Pour les animateurs, le comportement de l’oiseau était même influencé par la respiration, la démarche, les mouvements de Pierre Brasseur. Grimault raconte que lorsque Brasseur arrivait dans le studio voletant comme s’il avait des ailes, tous s’attendaient à le voir s’envoler.

Le Roi et l'oiseau (c) D.R.

L’oiseau est le vrai héros du film puisqu’il est porteur d’un message de paix et de liberté. Père de quatre petits oisillons, il arrive à se libérer de ses chaînes après avoir été emprisonné avec le ramoneur. Il arrivera à provoquer lui-même une révolte avec les lions qui l’aideront à renverser le pouvoir du tyran.

Un personnage loin des modèles manichéens à la Disney puisque l’Oiseau est, certes, plein de bons sentiments mais, pour faire accepter son point de vue, il se livre à la pire démagogie. Une dualité qui apporte une épaisseur au personnage et auquel le cinéaste tenait particulièrement. Dans aucun de ses films, il ne condamne définitivement ses personnages. Ainsi, le Roi est cruel mais peut être aime t-il vraiment la bergère.

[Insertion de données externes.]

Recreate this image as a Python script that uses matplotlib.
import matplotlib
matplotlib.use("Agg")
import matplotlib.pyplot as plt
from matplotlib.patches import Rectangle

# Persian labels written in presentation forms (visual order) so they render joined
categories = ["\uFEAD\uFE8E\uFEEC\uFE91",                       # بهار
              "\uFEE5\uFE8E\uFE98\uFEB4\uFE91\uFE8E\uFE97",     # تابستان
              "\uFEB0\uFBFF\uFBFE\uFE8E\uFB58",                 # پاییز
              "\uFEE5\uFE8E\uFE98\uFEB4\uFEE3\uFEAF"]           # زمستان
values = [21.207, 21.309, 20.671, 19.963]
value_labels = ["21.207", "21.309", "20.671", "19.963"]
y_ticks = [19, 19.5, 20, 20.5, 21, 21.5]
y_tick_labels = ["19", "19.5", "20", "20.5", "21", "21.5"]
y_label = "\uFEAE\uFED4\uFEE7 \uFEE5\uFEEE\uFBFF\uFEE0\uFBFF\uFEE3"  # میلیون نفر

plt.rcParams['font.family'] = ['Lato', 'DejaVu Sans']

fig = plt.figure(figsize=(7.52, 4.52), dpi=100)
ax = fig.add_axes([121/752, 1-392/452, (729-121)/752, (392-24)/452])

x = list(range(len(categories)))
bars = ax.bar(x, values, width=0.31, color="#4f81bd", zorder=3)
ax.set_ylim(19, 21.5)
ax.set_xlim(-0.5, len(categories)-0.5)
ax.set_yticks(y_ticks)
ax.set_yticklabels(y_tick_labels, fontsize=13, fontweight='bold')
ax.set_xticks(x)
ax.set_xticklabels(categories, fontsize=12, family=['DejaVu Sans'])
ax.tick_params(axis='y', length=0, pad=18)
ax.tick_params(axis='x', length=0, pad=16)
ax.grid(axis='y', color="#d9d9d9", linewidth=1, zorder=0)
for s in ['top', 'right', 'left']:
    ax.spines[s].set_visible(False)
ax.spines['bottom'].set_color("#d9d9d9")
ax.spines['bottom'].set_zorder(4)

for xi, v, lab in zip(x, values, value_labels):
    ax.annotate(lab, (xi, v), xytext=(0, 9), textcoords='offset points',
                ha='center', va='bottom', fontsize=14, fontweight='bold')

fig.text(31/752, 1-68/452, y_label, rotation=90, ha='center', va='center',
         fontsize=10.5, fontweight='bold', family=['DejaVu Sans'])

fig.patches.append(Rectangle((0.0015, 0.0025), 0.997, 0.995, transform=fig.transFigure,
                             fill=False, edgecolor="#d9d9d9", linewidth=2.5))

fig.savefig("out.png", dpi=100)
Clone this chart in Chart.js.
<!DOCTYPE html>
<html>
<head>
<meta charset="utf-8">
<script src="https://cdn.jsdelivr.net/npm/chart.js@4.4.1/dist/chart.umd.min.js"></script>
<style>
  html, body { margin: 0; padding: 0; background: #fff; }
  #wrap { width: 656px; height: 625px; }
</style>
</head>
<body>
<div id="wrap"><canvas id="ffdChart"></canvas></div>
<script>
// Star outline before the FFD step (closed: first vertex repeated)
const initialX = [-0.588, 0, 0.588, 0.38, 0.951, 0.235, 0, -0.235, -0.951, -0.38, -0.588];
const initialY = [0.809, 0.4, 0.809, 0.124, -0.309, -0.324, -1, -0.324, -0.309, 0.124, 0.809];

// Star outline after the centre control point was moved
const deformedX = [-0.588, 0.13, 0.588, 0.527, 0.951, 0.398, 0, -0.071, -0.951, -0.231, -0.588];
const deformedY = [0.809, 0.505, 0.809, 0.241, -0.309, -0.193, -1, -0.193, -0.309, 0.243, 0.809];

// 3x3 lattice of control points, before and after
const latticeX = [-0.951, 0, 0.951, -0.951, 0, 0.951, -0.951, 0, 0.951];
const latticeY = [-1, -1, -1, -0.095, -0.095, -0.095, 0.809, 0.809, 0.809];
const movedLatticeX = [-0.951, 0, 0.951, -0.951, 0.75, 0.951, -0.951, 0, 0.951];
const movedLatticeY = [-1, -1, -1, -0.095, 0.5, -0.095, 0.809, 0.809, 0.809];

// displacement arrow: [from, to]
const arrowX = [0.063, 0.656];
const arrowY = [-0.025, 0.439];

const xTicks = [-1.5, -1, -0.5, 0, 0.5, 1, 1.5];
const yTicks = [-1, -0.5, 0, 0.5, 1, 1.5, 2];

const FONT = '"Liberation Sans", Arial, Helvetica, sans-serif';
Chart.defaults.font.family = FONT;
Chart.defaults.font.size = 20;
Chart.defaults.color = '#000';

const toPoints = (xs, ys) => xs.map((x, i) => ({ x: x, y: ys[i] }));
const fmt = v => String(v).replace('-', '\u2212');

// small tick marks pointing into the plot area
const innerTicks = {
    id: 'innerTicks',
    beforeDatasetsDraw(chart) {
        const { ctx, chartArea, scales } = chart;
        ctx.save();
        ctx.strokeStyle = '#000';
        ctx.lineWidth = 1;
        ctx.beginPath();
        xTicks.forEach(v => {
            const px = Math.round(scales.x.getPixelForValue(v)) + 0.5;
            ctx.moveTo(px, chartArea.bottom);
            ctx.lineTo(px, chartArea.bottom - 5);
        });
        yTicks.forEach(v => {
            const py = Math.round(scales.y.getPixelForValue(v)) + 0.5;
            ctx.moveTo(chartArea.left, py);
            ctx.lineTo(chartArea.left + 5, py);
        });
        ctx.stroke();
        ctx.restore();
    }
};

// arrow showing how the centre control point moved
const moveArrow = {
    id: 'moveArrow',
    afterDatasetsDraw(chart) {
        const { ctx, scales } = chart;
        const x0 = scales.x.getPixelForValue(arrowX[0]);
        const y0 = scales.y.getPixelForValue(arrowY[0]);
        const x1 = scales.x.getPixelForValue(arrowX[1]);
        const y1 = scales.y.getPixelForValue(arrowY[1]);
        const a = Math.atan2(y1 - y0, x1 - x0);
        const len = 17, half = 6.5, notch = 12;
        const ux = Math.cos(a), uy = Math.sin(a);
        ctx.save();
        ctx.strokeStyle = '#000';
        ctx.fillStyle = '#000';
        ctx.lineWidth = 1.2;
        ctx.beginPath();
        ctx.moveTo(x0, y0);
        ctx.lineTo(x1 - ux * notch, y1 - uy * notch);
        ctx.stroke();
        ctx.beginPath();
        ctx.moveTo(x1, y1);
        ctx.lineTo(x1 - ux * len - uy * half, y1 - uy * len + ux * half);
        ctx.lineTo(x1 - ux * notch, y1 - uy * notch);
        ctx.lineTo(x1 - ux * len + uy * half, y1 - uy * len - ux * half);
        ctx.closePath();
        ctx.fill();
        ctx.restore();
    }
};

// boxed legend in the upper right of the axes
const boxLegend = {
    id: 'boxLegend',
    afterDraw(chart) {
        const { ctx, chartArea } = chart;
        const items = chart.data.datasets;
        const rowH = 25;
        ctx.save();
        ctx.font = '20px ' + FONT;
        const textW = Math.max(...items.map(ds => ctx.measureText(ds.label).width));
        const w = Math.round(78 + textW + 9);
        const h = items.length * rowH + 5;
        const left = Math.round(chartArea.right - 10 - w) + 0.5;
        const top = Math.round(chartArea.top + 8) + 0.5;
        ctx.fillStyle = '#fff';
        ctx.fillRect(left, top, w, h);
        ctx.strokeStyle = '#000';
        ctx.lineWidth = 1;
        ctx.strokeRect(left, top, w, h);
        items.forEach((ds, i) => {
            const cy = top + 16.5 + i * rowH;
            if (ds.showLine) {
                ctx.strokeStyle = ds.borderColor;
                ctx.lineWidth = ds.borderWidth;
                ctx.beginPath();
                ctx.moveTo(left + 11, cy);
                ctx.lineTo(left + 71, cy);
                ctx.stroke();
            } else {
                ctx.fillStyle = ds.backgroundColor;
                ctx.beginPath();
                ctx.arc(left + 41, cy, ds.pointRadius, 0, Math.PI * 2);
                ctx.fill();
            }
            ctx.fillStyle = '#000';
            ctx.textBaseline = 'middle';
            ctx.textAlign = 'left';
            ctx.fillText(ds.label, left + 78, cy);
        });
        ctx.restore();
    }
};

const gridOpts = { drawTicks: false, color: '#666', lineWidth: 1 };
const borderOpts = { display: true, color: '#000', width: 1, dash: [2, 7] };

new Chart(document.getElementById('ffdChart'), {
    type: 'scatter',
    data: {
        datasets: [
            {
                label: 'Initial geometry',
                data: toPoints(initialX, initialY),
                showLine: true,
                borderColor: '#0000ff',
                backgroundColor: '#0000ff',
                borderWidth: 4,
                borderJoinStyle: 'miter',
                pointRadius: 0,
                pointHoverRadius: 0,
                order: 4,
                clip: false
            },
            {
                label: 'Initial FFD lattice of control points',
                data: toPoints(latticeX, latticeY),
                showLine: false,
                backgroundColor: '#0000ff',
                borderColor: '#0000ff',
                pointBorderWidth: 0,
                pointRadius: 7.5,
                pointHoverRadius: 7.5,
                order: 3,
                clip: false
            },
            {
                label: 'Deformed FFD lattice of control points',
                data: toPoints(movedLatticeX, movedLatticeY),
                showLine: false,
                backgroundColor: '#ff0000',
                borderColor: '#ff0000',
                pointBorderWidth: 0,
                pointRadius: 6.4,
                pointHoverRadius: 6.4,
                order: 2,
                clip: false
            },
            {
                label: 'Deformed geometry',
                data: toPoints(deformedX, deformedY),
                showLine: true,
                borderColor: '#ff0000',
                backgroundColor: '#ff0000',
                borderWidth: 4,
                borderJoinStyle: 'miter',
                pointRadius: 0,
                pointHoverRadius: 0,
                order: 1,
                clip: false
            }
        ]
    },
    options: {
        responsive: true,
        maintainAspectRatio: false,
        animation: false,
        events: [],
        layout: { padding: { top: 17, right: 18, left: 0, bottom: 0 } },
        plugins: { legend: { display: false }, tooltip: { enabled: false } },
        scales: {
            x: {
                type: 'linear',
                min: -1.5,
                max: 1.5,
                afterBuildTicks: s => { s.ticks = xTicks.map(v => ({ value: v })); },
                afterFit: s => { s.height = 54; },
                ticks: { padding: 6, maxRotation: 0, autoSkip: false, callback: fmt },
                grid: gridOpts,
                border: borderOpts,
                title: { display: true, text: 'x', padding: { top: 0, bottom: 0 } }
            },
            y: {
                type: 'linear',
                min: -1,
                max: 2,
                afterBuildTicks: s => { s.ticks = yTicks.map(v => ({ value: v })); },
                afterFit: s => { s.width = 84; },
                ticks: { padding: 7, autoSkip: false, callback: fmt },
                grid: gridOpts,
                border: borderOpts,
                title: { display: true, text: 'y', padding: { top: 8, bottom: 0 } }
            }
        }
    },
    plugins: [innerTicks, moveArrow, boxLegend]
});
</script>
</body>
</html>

Pour le roi, Grimault s’est inspiré d’une photographie d’un officier de l’entourage d’un dictateur. C’était un homme à la narine dilatée, satisfait de lui-même, portant beau, avec un peu de ventre, mais serré par une ceinture qui donne l’impression qu’il possède des pectoraux.

  Pierre Brasseur (c) D.R.

Le Roi est un personnage d’une cruauté sans pareille mais il donne aussi l’impression d’être un grand bouffon. Il possède une ambivalence (également présente chez l’oiseau) qui rend ce personnage plus drôle qu’antipathique. On est enclin à se moquer de lui, à avoir pitié de lui par la grande dérision avec laquelle les auteurs traitent chacune de ses actions. Rien que son nom (le roi Charles V et III font VIII et VIII font XVI) nous avertit que ce n’est pas un roi à prendre au sérieux.

Chez Andersen, l’oiseau n’existe pas, tout comme le roi, même si ce dernier possède son équivalent avec un nom à rallonge : le major - général - en - chef - aux - pieds - de - bouc. Le conte a été complètement transformé par Prévert et Grimault. Le principal enrichissement provient de l’humanisation des jouets, du « thème amoureux » et de cet « ordre de destruction générale » qui, dans le contexte de l’après guerre, devait avoir des résonances particulières.